Can't we see the world is suffering?
In my previous body of work, the main topic centered on a negotiation of the labor inherent to the African American experience, constructed through my own lens as an African American Artist. This work was created to speak towards a labor that extends beyond the physical realm, manifesting in the tribulations of perpetually exhaustive circumstances and conditions that Blackness continues to endure.
In the interval between then and the current direction of this practice, I began to become curios about why it is that Black people are conditioned to suffer this way? What makes the suffering we have endured so unique? What do we even know about one who suffers? Hell, what do we know about suffering itself? These questions pile up and take me to a place of child-like curiosity, not only because the answers are among the vast world of experience, but that each and every person in society has to navigate them at some point in our life-long development. No one is exempt from negotiating with the presence of suffering, arguably every human encounters it. That last body of work is a testament to this same idea, it is in this newest work that i attempt to give suffering a name and start to question what it is actually doing to us. I see suffering imbedded in so much of contemporary society, to the point that many of us are seemingly desensitized to it or simply refuse to acknowledge it. What kind of world are we left with, when we refuse to address the perverted power that suffering permits?

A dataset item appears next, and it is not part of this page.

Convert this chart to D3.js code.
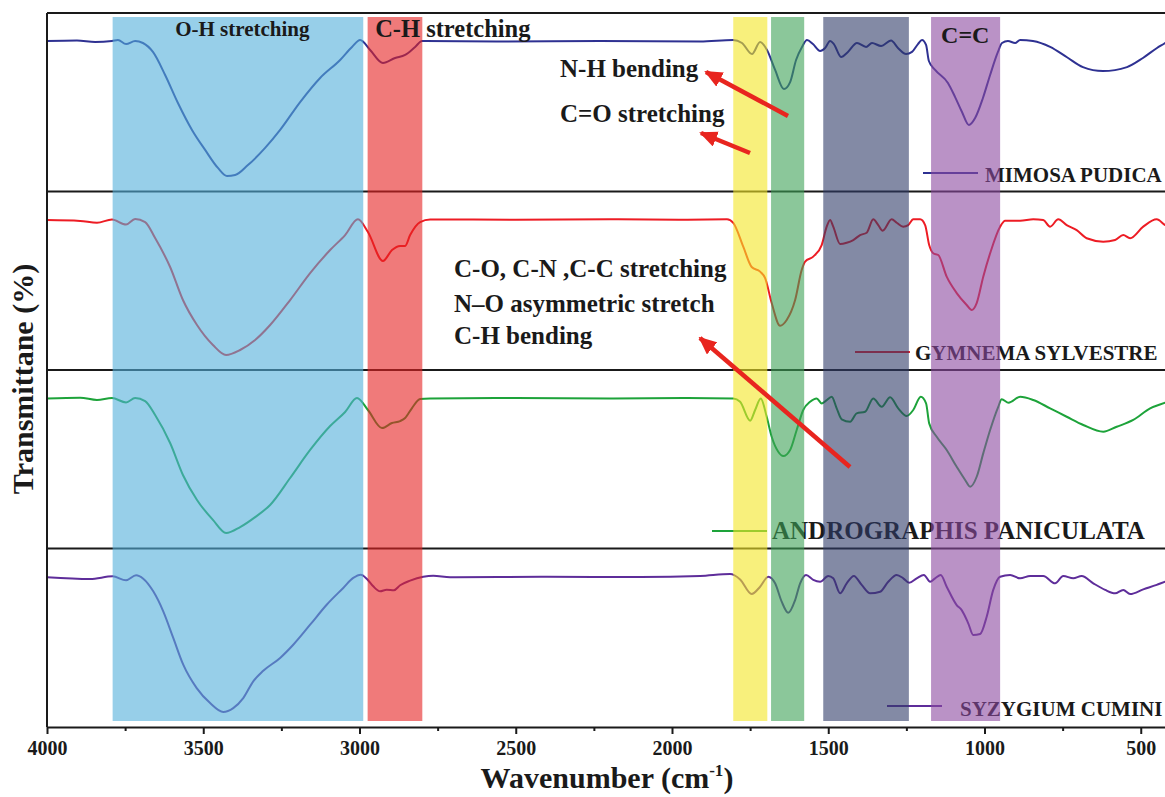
<!DOCTYPE html>
<html>
<head>
<meta charset="utf-8">
<script src="https://cdn.jsdelivr.net/npm/d3@7"></script>
<style>
  body { margin: 0; background: #fff; }
  svg text { font-family: "Liberation Serif", "Times New Roman", serif; font-weight: bold; fill: #1a1a1a; }
</style>
</head>
<body>
<svg id="ftir" width="1165" height="797"></svg>
<script>
/* FTIR spectra of four plant extracts, stacked panels */

// ---- data: [wavenumber, transmittance %] ----
const mimosa = [[4000,84.3],[3904,84.6],[3846,83.8],[3792,84.3],[3773,84.9],[3747,82.6],[3718,84.3],[3693,83.2],[3661,78.2],[3622,65.3],[3581,49.6],[3536,34.5],[3494,23.3],[3453,13.2],[3424,8.7],[3398,9.2],[3357,14.8],[3302,24.4],[3254,34.5],[3190,50.1],[3126,63.6],[3062,73.7],[3024,81.0],[2998,84.9],[2966,79.3],[2925,72.0],[2886,74.8],[2854,76.5],[2822,81.0],[2800,84.3],[2550,84.0],[2230,84.3],[1910,84.0],[1805,84.9],[1776,83.2],[1744,77.0],[1718,83.8],[1696,79.3],[1670,68.1],[1642,57.4],[1622,61.3],[1603,73.7],[1584,81.0],[1568,84.9],[1549,82.6],[1526,78.7],[1510,80.4],[1494,84.3],[1482,82.6],[1459,75.4],[1437,78.2],[1408,83.2],[1379,81.0],[1360,83.2],[1331,81.5],[1299,84.6],[1277,80.4],[1251,77.0],[1232,78.2],[1213,82.6],[1200,84.9],[1187,82.1],[1178,73.1],[1158,68.1],[1117,60.8],[1094,52.9],[1072,44.5],[1050,37.3],[1030,41.2],[1005,52.4],[982,65.3],[957,78.2],[944,83.2],[925,84.3],[902,83.2],[886,84.9],[845,84.3],[790,81.0],[736,75.2],[685,69.7],[621,67.5],[544,69.7],[493,74.8],[448,80.4],[422,83.2],[400,86.0]];

const gymnema = [[4000,84.0],[3894,83.5],[3840,82.5],[3792,84.3],[3747,81.5],[3718,84.6],[3686,82.9],[3654,73.9],[3606,57.7],[3565,39.2],[3520,25.2],[3469,14.0],[3427,8.4],[3382,11.2],[3334,16.8],[3286,25.2],[3222,39.2],[3158,54.3],[3094,67.2],[3046,75.6],[3005,84.4],[2973,77.3],[2925,61.1],[2896,67.2],[2870,69.5],[2854,69.5],[2838,75.6],[2806,82.9],[2774,84.3],[2500,84.2],[2200,84.4],[1950,84.2],[1824,84.4],[1804,82.4],[1772,69.1],[1745,57.7],[1718,55.1],[1702,51.5],[1681,37.5],[1654,24.8],[1633,28.0],[1606,39.2],[1585,56.0],[1574,60.7],[1548,63.5],[1521,70.0],[1505,80.3],[1494,84.0],[1484,80.3],[1462,70.6],[1441,71.3],[1420,72.8],[1398,75.6],[1377,76.9],[1356,84.4],[1340,81.2],[1326,78.0],[1297,84.4],[1281,82.5],[1260,80.3],[1244,81.2],[1228,84.4],[1206,84.4],[1190,81.2],[1177,70.0],[1164,65.4],[1148,64.4],[1121,52.3],[1089,43.1],[1057,36.4],[1041,33.6],[1025,37.5],[1004,52.3],[982,65.4],[950,80.3],[934,83.6],[886,83.6],[844,84.4],[812,84.0],[790,80.3],[764,84.4],[737,81.2],[705,78.4],[673,73.8],[620,71.9],[582,72.8],[556,75.6],[534,73.8],[492,80.3],[449,84.4],[422,81.2],[400,79.6]];

const andrographis = [[4000,84.1],[3894,84.5],[3840,83.2],[3792,84.3],[3747,81.8],[3718,84.3],[3686,82.6],[3654,74.8],[3606,59.1],[3565,41.2],[3520,27.2],[3469,16.0],[3427,8.7],[3382,12.0],[3334,17.6],[3286,24.4],[3222,39.5],[3158,55.2],[3094,68.6],[3046,76.5],[3008,84.3],[2973,77.6],[2928,67.5],[2896,70.3],[2870,71.4],[2854,73.1],[2832,78.7],[2806,83.8],[2774,84.0],[2500,84.3],[2200,84.0],[1950,84.3],[1804,84.1],[1782,82.2],[1750,71.6],[1734,77.6],[1716,84.1],[1697,73.8],[1681,62.6],[1660,54.2],[1644,51.8],[1622,55.2],[1601,66.4],[1580,77.6],[1558,82.2],[1537,84.1],[1521,81.3],[1507,82.8],[1489,85.0],[1473,78.5],[1457,72.4],[1430,71.0],[1409,75.7],[1382,76.6],[1356,84.1],[1329,79.4],[1302,84.7],[1276,78.5],[1249,74.2],[1228,77.6],[1204,85.0],[1187,81.3],[1177,70.1],[1153,62.6],[1121,55.2],[1089,45.8],[1062,38.4],[1046,34.6],[1025,40.2],[1004,53.3],[982,66.4],[956,79.4],[945,83.6],[923,81.7],[886,85.0],[844,83.2],[790,78.5],[737,73.8],[684,69.2],[620,65.4],[577,68.2],[524,72.0],[470,78.5],[422,81.7],[400,83.2]];

const syzygium = [[4000,83.9],[3862,82.9],[3790,84.4],[3747,82.2],[3715,85.0],[3692,83.1],[3660,76.0],[3628,64.8],[3596,49.9],[3564,34.9],[3521,21.8],[3478,13.4],[3436,8.4],[3404,10.6],[3372,16.2],[3340,25.6],[3308,31.5],[3254,38.7],[3212,46.1],[3158,57.3],[3105,68.5],[3052,77.9],[3020,83.5],[2996,85.3],[2977,83.1],[2956,78.8],[2934,76.0],[2913,76.9],[2890,76.6],[2870,79.4],[2838,82.0],[2796,84.2],[2764,84.8],[2710,83.9],[2400,84.2],[2100,84.0],[1910,84.6],[1814,85.7],[1782,82.7],[1745,74.5],[1718,78.6],[1692,84.2],[1670,80.5],[1649,70.2],[1628,64.0],[1606,71.1],[1590,80.5],[1571,85.2],[1548,82.4],[1526,81.4],[1500,84.6],[1484,83.3],[1462,74.9],[1441,80.5],[1418,84.6],[1393,79.6],[1366,74.9],[1334,75.8],[1308,81.4],[1281,85.2],[1260,83.3],[1241,80.8],[1217,83.3],[1194,85.2],[1174,81.4],[1158,83.3],[1140,85.2],[1121,78.6],[1089,68.3],[1073,65.5],[1052,58.1],[1036,51.5],[1014,52.1],[993,61.8],[972,76.8],[950,84.2],[918,85.2],[886,83.3],[854,84.6],[812,84.6],[774,80.5],[748,84.6],[716,83.3],[689,84.6],[652,80.5],[614,76.8],[582,74.9],[556,76.8],[534,74.5],[492,77.1],[449,79.6],[422,81.4],[400,82.5]];

const seriesNames  = ["MIMOSA PUDICA", "GYMNEMA SYLVESTRE", "ANDROGRAPHIS PANICULATA", "SYZYGIUM CUMINI"];
const seriesColors = ["#2E3192", "#ED1C24", "#1DA33A", "#5E2D9A"];
const seriesData   = [mimosa, gymnema, andrographis, syzygium];

// highlighted regions [from, to] wavenumber
const bandRanges = [[3790,2988],[2974,2799],[1804,1695],[1683,1577],[1516,1242],[1171,950]];
const bandColors = ["#52AFDA","#E62121","#F3E625","#3EA257","#303C69","#8C49A0"];

const majorTicks = [4000,3500,3000,2500,2000,1500,1000,500];
const minorTicks = [3750,3250,2750,2250,1750,1250,750];

// ---- layout ----
const svg = d3.select("#ftir");
const plotLeft = 47, plotTop = 13, plotBottom = 727, rightEdge = 1165;
const panelH = (plotBottom - plotTop) / 4;

const x = d3.scaleLinear().domain([4000, 400]).range([plotLeft, plotLeft + 3600 * 0.3125]);
const panelY = i => d3.scaleLinear().domain([0, 100])
  .range([plotTop + (i + 1) * panelH, plotTop + i * panelH]);

// ---- curves ----
const curveG = svg.append("g");
seriesData.forEach((s, i) => {
  const y = panelY(i);
  const line = d3.line()
    .x(d => x(d[0]))
    .y(d => y(d[1]))
    .curve(d3.curveMonotoneX);
  curveG.append("path")
    .datum(s)
    .attr("d", line)
    .attr("fill", "none")
    .attr("stroke", seriesColors[i])
    .attr("stroke-width", 2);
});

// ---- legends (sit under the bands) ----
const legendPos = [
  { lx: 923, ly: 173, tx: 985, ty: 181.5, size: 21 },
  { lx: 855, ly: 352, tx: 915, ty: 360, size: 21 },
  { lx: 712, ly: 531, tx: 772, ty: 538.5, size: 25 },
  { lx: 887, ly: 706, tx: 960, ty: 716, size: 21 }
];
const legG = svg.append("g");
legendPos.forEach((p, i) => {
  legG.append("line")
    .attr("x1", p.lx).attr("x2", p.lx + 55)
    .attr("y1", p.ly).attr("y2", p.ly)
    .attr("stroke", seriesColors[i]).attr("stroke-width", 2);
  legG.append("text")
    .attr("x", p.tx).attr("y", p.ty)
    .attr("font-size", p.size)
    .text(seriesNames[i]);
});

// ---- frame + dividers ----
const frameG = svg.append("g").attr("stroke", "#1a1a1a").attr("stroke-width", 2);
frameG.append("line").attr("x1", plotLeft).attr("x2", rightEdge).attr("y1", plotTop).attr("y2", plotTop);
frameG.append("line").attr("x1", plotLeft).attr("x2", plotLeft).attr("y1", plotTop).attr("y2", plotBottom);
[1, 2, 3].forEach(i => {
  frameG.append("line")
    .attr("x1", plotLeft).attr("x2", rightEdge)
    .attr("y1", plotTop + i * panelH).attr("y2", plotTop + i * panelH);
});

// ---- x axis ----
const axisG = svg.append("g").attr("transform", `translate(0,${plotBottom})`);
axisG.call(d3.axisBottom(x).tickValues(majorTicks).tickSize(7).tickSizeOuter(0).tickFormat(d3.format("d")));
axisG.select(".domain").attr("stroke", "#1a1a1a").attr("stroke-width", 2);
axisG.selectAll(".tick line").attr("stroke", "#1a1a1a").attr("stroke-width", 2);
axisG.selectAll(".tick text")
  .attr("y", 14)
  .attr("font-size", 20)
  .style("font-family", "'Liberation Serif', serif")
  .style("font-weight", "bold")
  .attr("fill", "#1a1a1a");
const minorG = svg.append("g").attr("transform", `translate(0,${plotBottom})`);
minorG.call(d3.axisBottom(x).tickValues(minorTicks).tickSize(4).tickSizeOuter(0).tickFormat(""));
minorG.select(".domain").remove();
minorG.selectAll(".tick line").attr("stroke", "#1a1a1a").attr("stroke-width", 2);

// ---- bands (semi-transparent, above curves) ----
const bandG = svg.append("g");
bandRanges.forEach((b, i) => {
  bandG.append("rect")
    .attr("x", x(b[0]))
    .attr("width", x(b[1]) - x(b[0]))
    .attr("y", 17)
    .attr("height", 704)
    .attr("fill", bandColors[i])
    .attr("fill-opacity", 0.6);
});

// ---- band labels + annotations ----
const annG = svg.append("g");
function label(tx, ty, size, str) {
  annG.append("text").attr("x", tx).attr("y", ty).attr("font-size", size).text(str);
}
label(x(3590), 36, 21, "O-H stretching");
label(x(2950), 37, 24.5, "C-H stretching");
label(x(1139), 43, 24, "C=C");
label(560, 77, 25, "N-H bending");
label(560, 121.5, 25, "C=O stretching");
label(454, 277, 25, "C-O, C-N ,C-C stretching");
label(454, 311.5, 25, "N\u2013O asymmetric stretch");
label(454, 343.5, 25, "C-H bending");

// red arrows
const defs = svg.append("defs");
defs.append("marker")
  .attr("id", "redHead")
  .attr("markerUnits", "userSpaceOnUse")
  .attr("markerWidth", 18).attr("markerHeight", 16)
  .attr("refX", 16).attr("refY", 8)
  .attr("orient", "auto")
  .append("path")
    .attr("d", "M0,0L18,8L0,16Z")
    .attr("fill", "#E8251F");

const arrows = [
  { x1: 788, y1: 116, x2: 706, y2: 72 },
  { x1: 750, y1: 153, x2: 701, y2: 133 },
  { x1: 850, y1: 467, x2: 700, y2: 338 }
];
arrows.forEach(a => {
  annG.append("line")
    .attr("x1", a.x1).attr("y1", a.y1)
    .attr("x2", a.x2).attr("y2", a.y2)
    .attr("stroke", "#E8251F")
    .attr("stroke-width", 4.5)
    .attr("marker-end", "url(#redHead)");
});

// ---- axis titles ----
const xt = svg.append("text")
  .attr("x", 607).attr("y", 788)
  .attr("text-anchor", "middle")
  .attr("font-size", 30);
xt.append("tspan").text("Wavenumber (cm");
xt.append("tspan").attr("font-size", 17).attr("dy", -12).text("-1");
xt.append("tspan").attr("dy", 12).text(")");

svg.append("text")
  .attr("transform", "translate(33,379) rotate(-90)")
  .attr("text-anchor", "middle")
  .attr("font-size", 30)
  .text("Transmittane (%)");
</script>
</body>
</html>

Sitting in front of a blank canvas as i write this statement, offers a near perfect reflection of the place i find myself currently with my artistic practice. Open to infinite intuitions and impulses, along with the necessary skill to carry out whichever vision of possibility i so choose. Yet, I sit here in an unceasing contemplation, which also feels somehow relevant to my professional pursuits at this time (in training to become some sort of artist-philosopher). There resides a reluctance to expose my work to the world at large in fear of futility, combined with a skepticism toward my "Desire” of being a "conduit for conversation"— something that I’ve characterized myself as before— lurking within the recesses of my psyche. Despite my hesitations, the focus of my life remains on trying (often without promise) to channel an orientation with the world that affirms ways of working through the suffering inherent in it. A truly imperfect quest, that may only ever amount to a singular negotiation of the way suffering can exist, that only rings authentically for those who come to experience it in similar modes. Nonetheless, the intention behind the work at this time is to acknowledge the presence of suffering in the world, in hopes that collections of humans will come together at some place and time where we are capable of minimizing its power.